Imagine the Marquis de Sade deciding to put on a play while locked in the Charenton mental hospital. He writes and directs the other mental health patients in a play based on the death of Jean-Paul Marat, the unrelenting, single-minded architect of the French Revolution. As “Marat/Sade” progresses, the inmates become more and more possessed by the violence of the play and become extremely difficult to control. Then hell breaks loose. With its long dialogues, moments of “crazy range,” and long list of characters, the play is not one for popular taste. A 1967 movie inspired by the play, with its cast of strong Shakespearean actors - featuring Ian Richardson as Marat and Glenda Jackson as his murderer Charlotte Corday - was received positively by high-brow critics but had little popular success.
“Marat/Sade” had a revival at the turn of the 21st century. In 2011, the Royal Shakespeare Company staged it with Marat as a modern digital revolutionary and Charlotte Corday wearing terrorist garb. In this version, the asylum head presided over events, controlling the inmates with a smartphone. The reviews were once again lukewarm.
Praxis Perform’s version loses many of the trimmings related to the asylum. The adaptation by Ant Aksan, titled “Jean-Paul Marat,” focuses on the futility of the revolution and the continuity of repression and oppression through religion.

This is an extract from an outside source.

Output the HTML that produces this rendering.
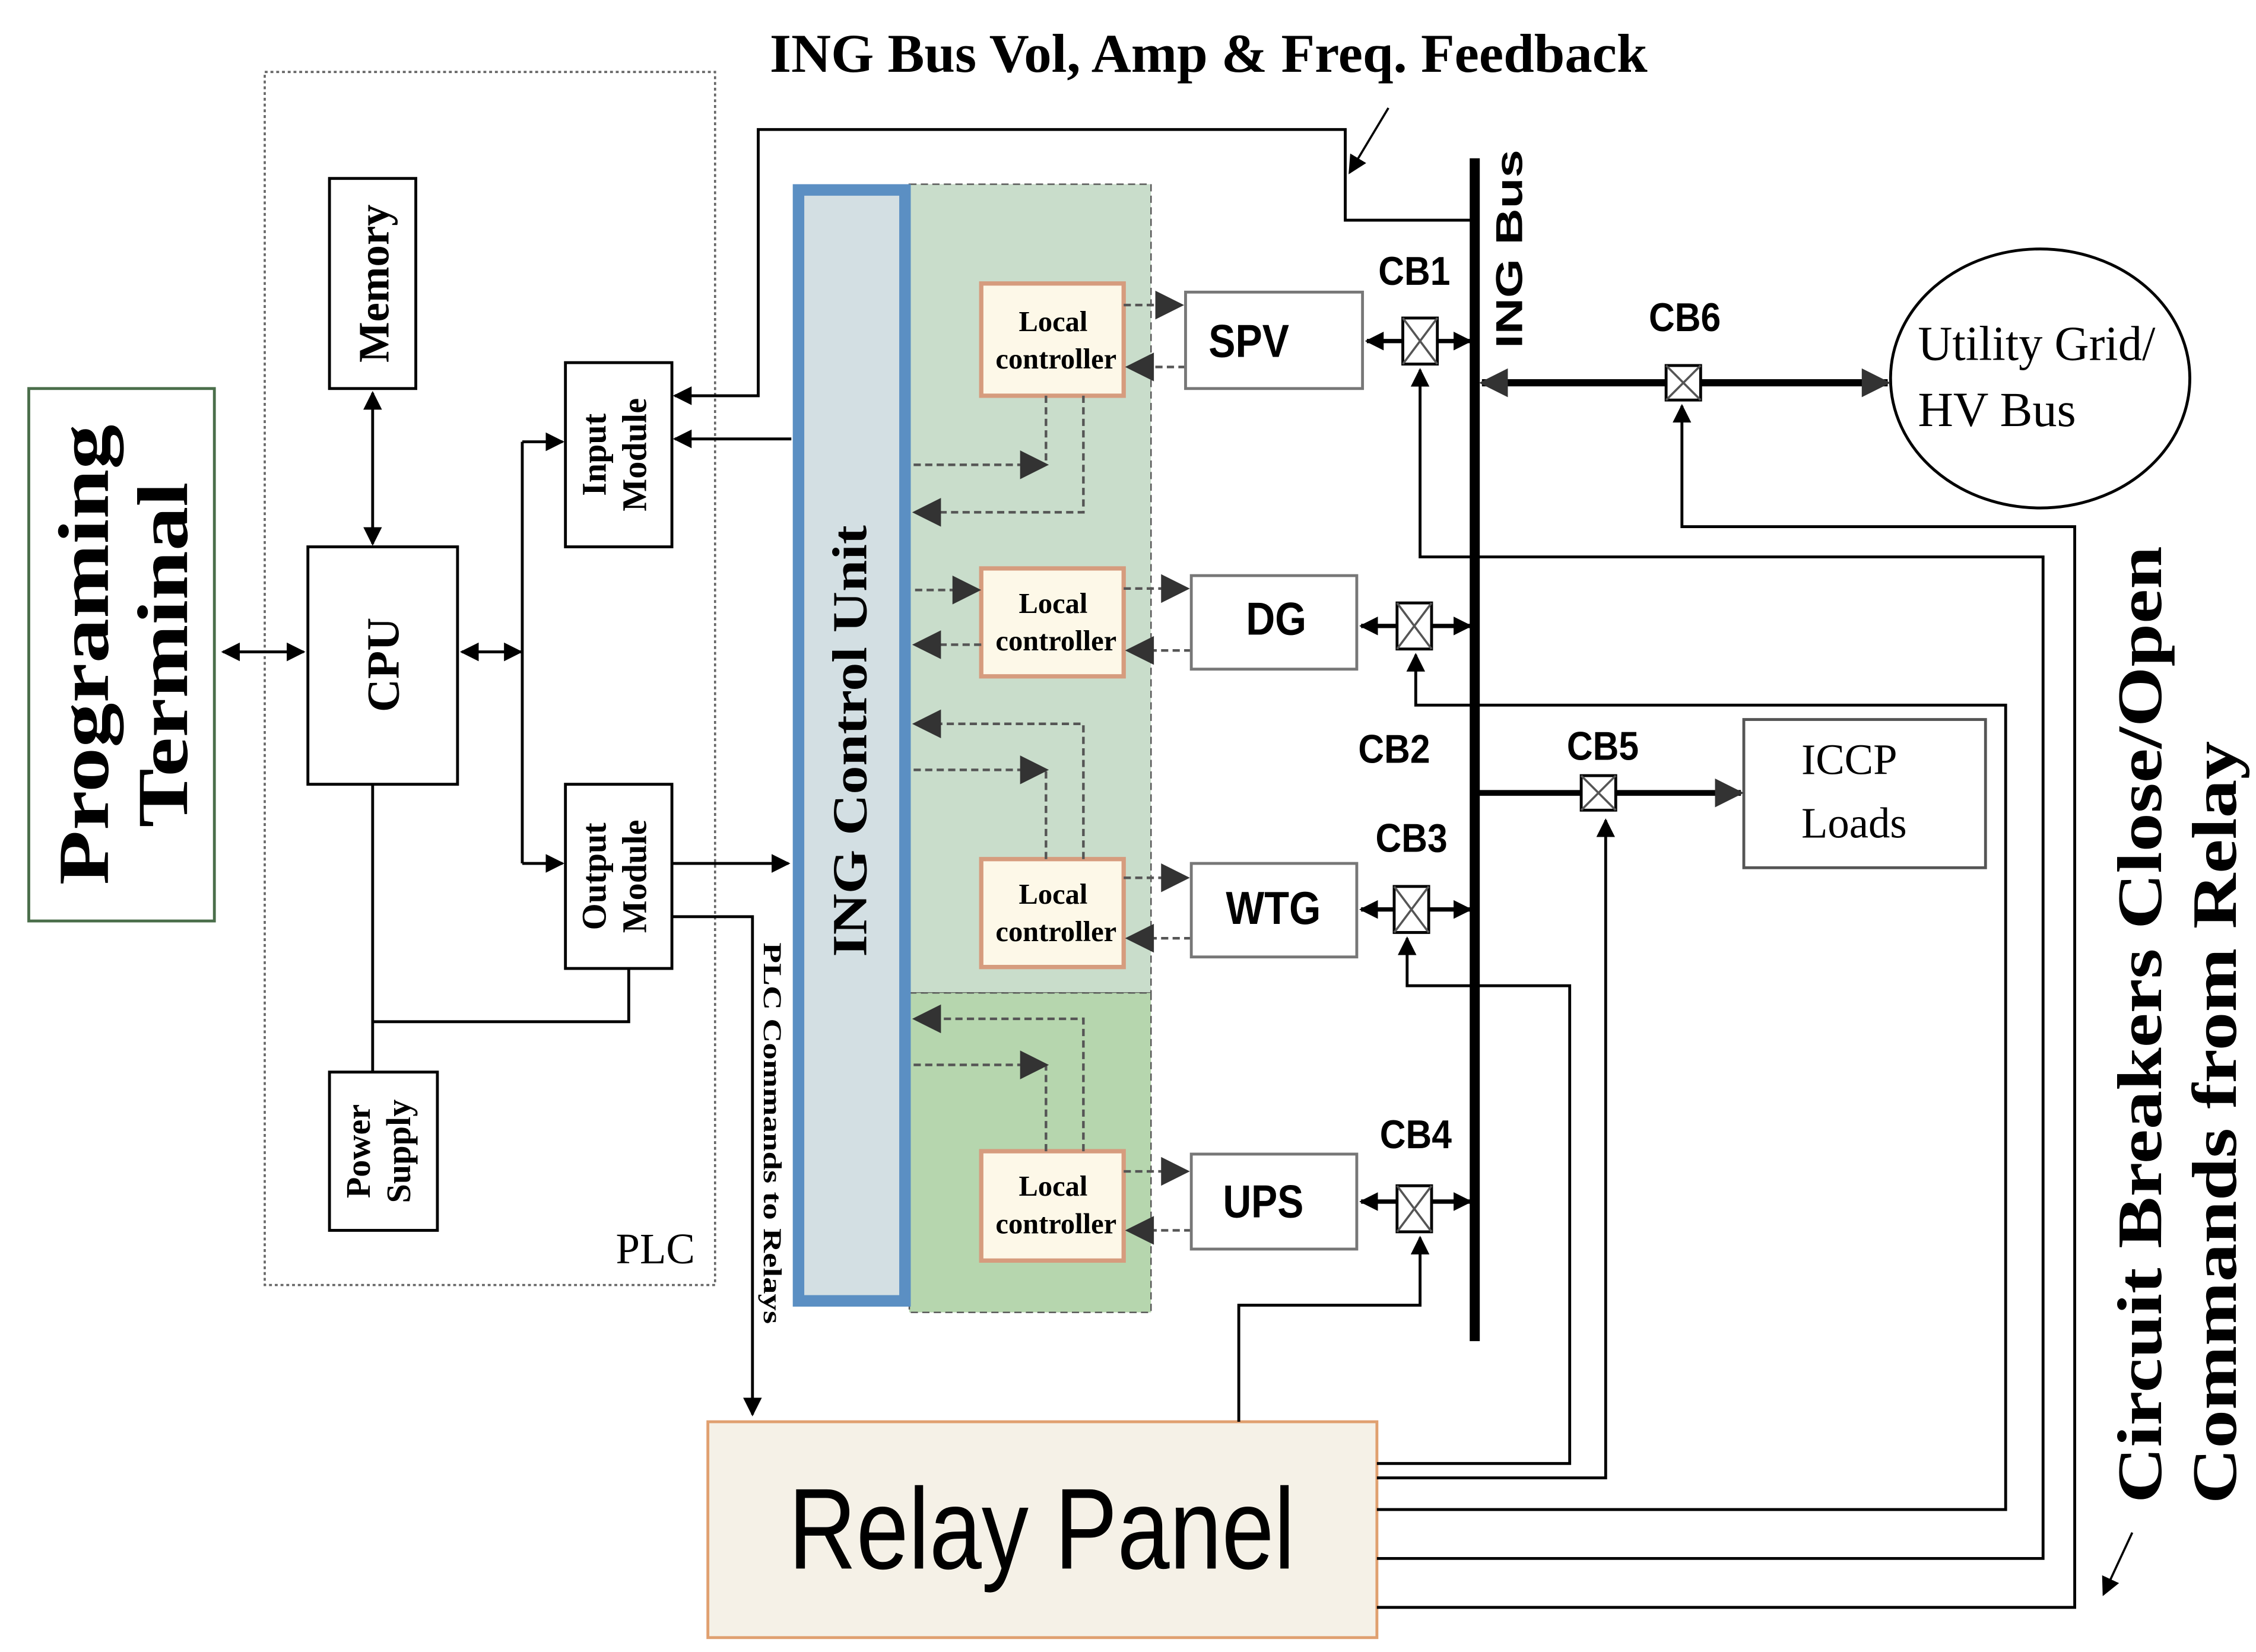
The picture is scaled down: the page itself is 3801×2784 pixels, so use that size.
<!DOCTYPE html>
<html><head><meta charset="utf-8"><style>
html,body{margin:0;padding:0;background:#fff}
svg{display:block}
.s{font-family:"Liberation Serif",serif;font-weight:bold;fill:#000}
.a{font-family:"Liberation Sans",sans-serif;fill:#000}
</style></head><body>
<svg width="3801" height="2784" viewBox="0 0 1568 1148" preserveAspectRatio="none" xmlns="http://www.w3.org/2000/svg">
<defs>
<marker id="ar" viewBox="0 0 10 10" refX="9" refY="5" markerUnits="userSpaceOnUse" markerWidth="13" markerHeight="13" orient="auto-start-reverse"><path d="M0,0L10,5L0,10z" fill="#000"/></marker>
<marker id="ag" viewBox="0 0 10 10" refX="9" refY="5" markerUnits="userSpaceOnUse" markerWidth="14" markerHeight="14" orient="auto-start-reverse"><path d="M0,0L10,5L0,10z" fill="#333"/></marker>
<marker id="ak" viewBox="0 0 10 10" refX="9" refY="5" markerUnits="userSpaceOnUse" markerWidth="24" markerHeight="20" orient="auto-start-reverse"><path d="M0,0L10,5L0,10z" fill="#333"/></marker>
</defs>
<rect width="1568" height="1148" fill="#fff"/>
<text x="535" y="50" class="s" font-size="38" textLength="610" lengthAdjust="spacingAndGlyphs">ING Bus Vol, Amp &amp; Freq. Feedback</text>
<rect x="20" y="270" width="129" height="370" fill="#fff" stroke="#4a6e4a" stroke-width="2"/>
<text class="s" font-size="50" text-anchor="middle" transform="translate(75,455) rotate(-90)" textLength="320" lengthAdjust="spacingAndGlyphs">Programing</text>
<text class="s" font-size="50" text-anchor="middle" transform="translate(130,455) rotate(-90)" textLength="240" lengthAdjust="spacingAndGlyphs">Terminal</text>
<rect x="184" y="50" width="313" height="843" fill="none" stroke="#666" stroke-width="1.5" stroke-dasharray="2,2"/>
<text x="428" y="878" font-family="Liberation Serif,serif" font-size="30">PLC</text>
<g fill="#fff" stroke="#000" stroke-width="2">
<rect x="229" y="124" width="60" height="146"/>
<rect x="214" y="380" width="104" height="165"/>
<rect x="393" y="252" width="74" height="128"/>
<rect x="393" y="545" width="74" height="128"/>
<rect x="229" y="745" width="75" height="110"/>
</g>
<text class="s" font-size="30" text-anchor="middle" transform="translate(270,197) rotate(-90)">Memory</text>
<text class="s" font-size="32" text-anchor="middle" transform="translate(277,462) rotate(-90)">CPU</text>
<text class="s" font-size="24" text-anchor="middle" transform="translate(421,316) rotate(-90)">Input</text>
<text class="s" font-size="24" text-anchor="middle" transform="translate(449,316) rotate(-90)">Module</text>
<text class="s" font-size="24" text-anchor="middle" transform="translate(421,609) rotate(-90)">Output</text>
<text class="s" font-size="24" text-anchor="middle" transform="translate(449,609) rotate(-90)">Module</text>
<text class="s" font-size="24" text-anchor="middle" transform="translate(257,800) rotate(-90)">Power</text>
<text class="s" font-size="24" text-anchor="middle" transform="translate(285,800) rotate(-90)">Supply</text>
<g stroke="#000" stroke-width="2" fill="none">
<line x1="155" y1="453" x2="211" y2="453" marker-start="url(#ar)" marker-end="url(#ar)"/>
<line x1="259" y1="273" x2="259" y2="378" marker-start="url(#ar)" marker-end="url(#ar)"/>
<line x1="321" y1="453" x2="362" y2="453" marker-start="url(#ar)" marker-end="url(#ar)"/>
<line x1="363" y1="307" x2="363" y2="600"/>
<line x1="363" y1="307" x2="391" y2="307" marker-end="url(#ar)"/>
<line x1="363" y1="600" x2="391" y2="600" marker-end="url(#ar)"/>
<line x1="259" y1="545" x2="259" y2="745"/>
<polyline points="259,710 437,710 437,673"/>
<polyline points="1025,153 935,153 935,90 527,90 527,275 469,275" marker-end="url(#ar)"/>
<line x1="550" y1="305" x2="469" y2="305" marker-end="url(#ar)"/>
<line x1="467" y1="600" x2="548" y2="600" marker-end="url(#ar)"/>
<polyline points="467,637 523,637 523,983" marker-end="url(#ar)"/>
<line x1="965" y1="75" x2="938" y2="120" marker-end="url(#ar)" stroke-width="1.5"/>
<line x1="1482" y1="1065" x2="1462" y2="1108" marker-end="url(#ar)" stroke-width="1.5"/>
</g>
<text class="s" font-size="18" transform="translate(531,655) rotate(90)" textLength="265" lengthAdjust="spacingAndGlyphs">PLC Commands to Relays</text>
<rect x="632" y="128" width="168" height="562" fill="#c9ddcb" stroke="#555" stroke-dasharray="5,3"/>
<rect x="632" y="690" width="168" height="222" fill="#b6d6ae" stroke="#555" stroke-dasharray="5,3"/>
<rect x="555" y="132" width="74" height="772" fill="#d3dfe3" stroke="#5b8fc3" stroke-width="8"/>
<text class="s" font-size="34" text-anchor="middle" transform="translate(602,515) rotate(-90)" textLength="300" lengthAdjust="spacingAndGlyphs">ING Control Unit</text>
<g fill="#fdf8e8" stroke="#d69c7e" stroke-width="3">
<rect x="682" y="197" width="99" height="78"/>
<rect x="682" y="395" width="99" height="75"/>
<rect x="682" y="597" width="99" height="75"/>
<rect x="682" y="800" width="99" height="76"/>
</g>
<g font-family="Liberation Serif,serif" font-size="20" text-anchor="middle" font-weight="bold">
<text x="732" y="230">Local</text><text x="734" y="256">controller</text>
<text x="732" y="426">Local</text><text x="734" y="452">controller</text>
<text x="732" y="628">Local</text><text x="734" y="654">controller</text>
<text x="732" y="831">Local</text><text x="734" y="857">controller</text>
</g>
<g stroke="#555" stroke-width="1.8" stroke-dasharray="5,3" fill="none">
<line x1="781" y1="212" x2="821" y2="212" marker-end="url(#ak)"/>
<line x1="824" y1="255" x2="784" y2="255" marker-end="url(#ak)"/>
<line x1="781" y1="409" x2="825" y2="409" marker-end="url(#ak)"/>
<line x1="828" y1="452" x2="784" y2="452" marker-end="url(#ak)"/>
<line x1="781" y1="610" x2="825" y2="610" marker-end="url(#ak)"/>
<line x1="828" y1="652" x2="784" y2="652" marker-end="url(#ak)"/>
<line x1="781" y1="814" x2="825" y2="814" marker-end="url(#ak)"/>
<line x1="828" y1="855" x2="784" y2="855" marker-end="url(#ak)"/>
<polyline points="727,275 727,323"/><line x1="635" y1="323" x2="727" y2="323" marker-end="url(#ak)"/>
<polyline points="753,275 753,356 636,356" marker-end="url(#ak)"/>
<line x1="636" y1="410" x2="680" y2="410" marker-end="url(#ak)"/>
<line x1="682" y1="448" x2="636" y2="448" marker-end="url(#ak)"/>
<polyline points="753,597 753,503 636,503" marker-end="url(#ak)"/>
<polyline points="727,597 727,535"/><line x1="635" y1="535" x2="727" y2="535" marker-end="url(#ak)"/>
<polyline points="753,800 753,708 636,708" marker-end="url(#ak)"/>
<polyline points="727,800 727,740"/><line x1="635" y1="740" x2="727" y2="740" marker-end="url(#ak)"/>
</g>
<g fill="#fff" stroke="#777" stroke-width="2">
<rect x="824" y="203" width="123" height="67"/>
<rect x="828" y="400" width="115" height="65"/>
<rect x="828" y="600" width="115" height="65"/>
<rect x="828" y="802" width="115" height="66"/>
<rect x="1212" y="500" width="168" height="103" stroke="#555"/>
</g>
<g class="a" font-size="32" font-weight="bold">
<text x="840" y="248" textLength="56" lengthAdjust="spacingAndGlyphs">SPV</text>
<text x="866" y="441" textLength="42" lengthAdjust="spacingAndGlyphs">DG</text>
<text x="852" y="642" textLength="66" lengthAdjust="spacingAndGlyphs">WTG</text>
<text x="850" y="846" textLength="56" lengthAdjust="spacingAndGlyphs">UPS</text>
</g>
<text x="1252" y="538" font-family="Liberation Serif,serif" font-size="30">ICCP</text>
<text x="1252" y="582" font-family="Liberation Serif,serif" font-size="30">Loads</text>
<ellipse cx="1418" cy="263" rx="104" ry="90" fill="#fff" stroke="#000" stroke-width="2"/>
<text x="1333" y="250" font-family="Liberation Serif,serif" font-size="34" textLength="165" lengthAdjust="spacingAndGlyphs">Utility Grid/</text>
<text x="1333" y="296" font-family="Liberation Serif,serif" font-size="34">HV Bus</text>
<line x1="1025" y1="110" x2="1025" y2="932" stroke="#000" stroke-width="7"/>
<text class="a" font-size="26" font-weight="bold" transform="translate(1058,242) rotate(-90)" textLength="138" lengthAdjust="spacingAndGlyphs">ING Bus</text>
<g stroke="#000" stroke-width="3" fill="none">
<line x1="975" y1="237" x2="950" y2="237" marker-end="url(#ar)"/><line x1="999" y1="237" x2="1022" y2="237" marker-end="url(#ar)"/>
<line x1="971" y1="435" x2="946" y2="435" marker-end="url(#ar)"/><line x1="995" y1="435" x2="1022" y2="435" marker-end="url(#ar)"/>
<line x1="969" y1="632" x2="946" y2="632" marker-end="url(#ar)"/><line x1="993" y1="632" x2="1022" y2="632" marker-end="url(#ar)"/>
<line x1="971" y1="835" x2="946" y2="835" marker-end="url(#ar)"/><line x1="995" y1="835" x2="1022" y2="835" marker-end="url(#ar)"/>
<line x1="1158" y1="266" x2="1030" y2="266" stroke-width="5" marker-end="url(#ak)"/>
<line x1="1182" y1="266" x2="1312" y2="266" stroke-width="5" marker-end="url(#ak)"/>
<line x1="1028" y1="551" x2="1099" y2="551" stroke-width="4"/>
<line x1="1123" y1="551" x2="1210" y2="551" stroke-width="4" marker-end="url(#ak)"/>
</g>
<g fill="#fff" stroke="#000" stroke-width="2">
<rect x="975" y="221" width="24" height="32"/><rect x="971" y="419" width="24" height="32"/>
<rect x="969" y="616" width="24" height="32"/><rect x="971" y="824" width="24" height="32"/>
<rect x="1158" y="254" width="24" height="24"/><rect x="1099" y="539" width="24" height="24"/>
</g>
<g stroke="#555" stroke-width="1.5">
<path d="M975,221L999,253M999,221L975,253"/><path d="M971,419L995,451M995,419L971,451"/>
<path d="M969,616L993,648M993,616L969,648"/><path d="M971,824L995,856M995,824L971,856"/>
<path d="M1158,254L1182,278M1182,254L1158,278"/><path d="M1099,539L1123,563M1123,539L1099,563"/>
</g>
<g class="a" font-size="28" font-weight="bold">
<text x="958" y="198" textLength="50" lengthAdjust="spacingAndGlyphs">CB1</text><text x="1146" y="230" textLength="50" lengthAdjust="spacingAndGlyphs">CB6</text>
<text x="944" y="530" textLength="50" lengthAdjust="spacingAndGlyphs">CB2</text><text x="1089" y="528" textLength="50" lengthAdjust="spacingAndGlyphs">CB5</text>
<text x="956" y="592" textLength="50" lengthAdjust="spacingAndGlyphs">CB3</text><text x="959" y="798" textLength="50" lengthAdjust="spacingAndGlyphs">CB4</text>
</g>
<rect x="492" y="988" width="465" height="150" fill="#f5f1e7" stroke="#e0a070" stroke-width="2"/>
<text x="548" y="1090" class="a" font-size="80" textLength="352" lengthAdjust="spacingAndGlyphs">Relay Panel</text>
<g stroke="#000" stroke-width="2" fill="none">
<polyline points="957,1017 1091,1017 1091,685 978,685 978,652" marker-end="url(#ar)"/>
<polyline points="957,1027 1116,1027 1116,570" marker-end="url(#ar)"/>
<polyline points="957,1049 1394,1049 1394,490 984,490 984,455" marker-end="url(#ar)"/>
<polyline points="957,1083 1420,1083 1420,387 987,387 987,257" marker-end="url(#ar)"/>
<polyline points="957,1117 1442,1117 1442,366 1169,366 1169,282" marker-end="url(#ar)"/>
<polyline points="861,988 861,907 987,907 987,860" marker-end="url(#ar)"/>
</g>
<text class="s" font-size="44" text-anchor="middle" transform="translate(1502,712) rotate(-90)" textLength="665" lengthAdjust="spacingAndGlyphs">Circuit Breakers Close/Open</text>
<text class="s" font-size="44" text-anchor="middle" transform="translate(1554,780) rotate(-90)" textLength="530" lengthAdjust="spacingAndGlyphs">Commands from Relay</text>
</svg>
</body></html>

The actress Ayşegül Sünetçioğlu, with dark circles painted under her eyes and disconnected gestures shaking her body, combines the zeal of the angry crowd with the abandonment of a true lunatic against the backdrop of a minimalistic stage – with just a red and white couch that resembles a bath-tub. In this one-woman play, she switches back and forth between the single-minded and ever-itchy Marat, the acid-tongued and pleasure-seeking Marquis de Sade, and Charlotte Corday, the naive and girlish murderess. Her face is toils with ever-changing emotions that range between a mad man’s sneer and a do-gooder’s shy smile, while her body is an automaton of scary gestures. The 35-year-old actress gives an eerie performance as she screams: “The same enemies of 1793 - war profiteers, religious bigots, and capitalist overlords - also prosper in 1808. They prosper all the time. We are tired of suffering, Marat!”
Speaking to the Hürriyet Daily News, Sünetçioğlu described the play as “timeless.”
“When condensing the original two-and-a-half hours, we picked up the themes that were relevant to the audience today – nationalism, the relationship between the ruling elite and the people, sexual violence, the Republic, censorship and authoritarianism,” Sünetçioğlu said.
“My favorite line is uttered by Marat to the people: ‘When they slap your shoulder and tell you there are no social differences any more, do not believe them. Be careful, for they are trying to send you to war to protect their interests.’ With that tone we conclude the play,” she added.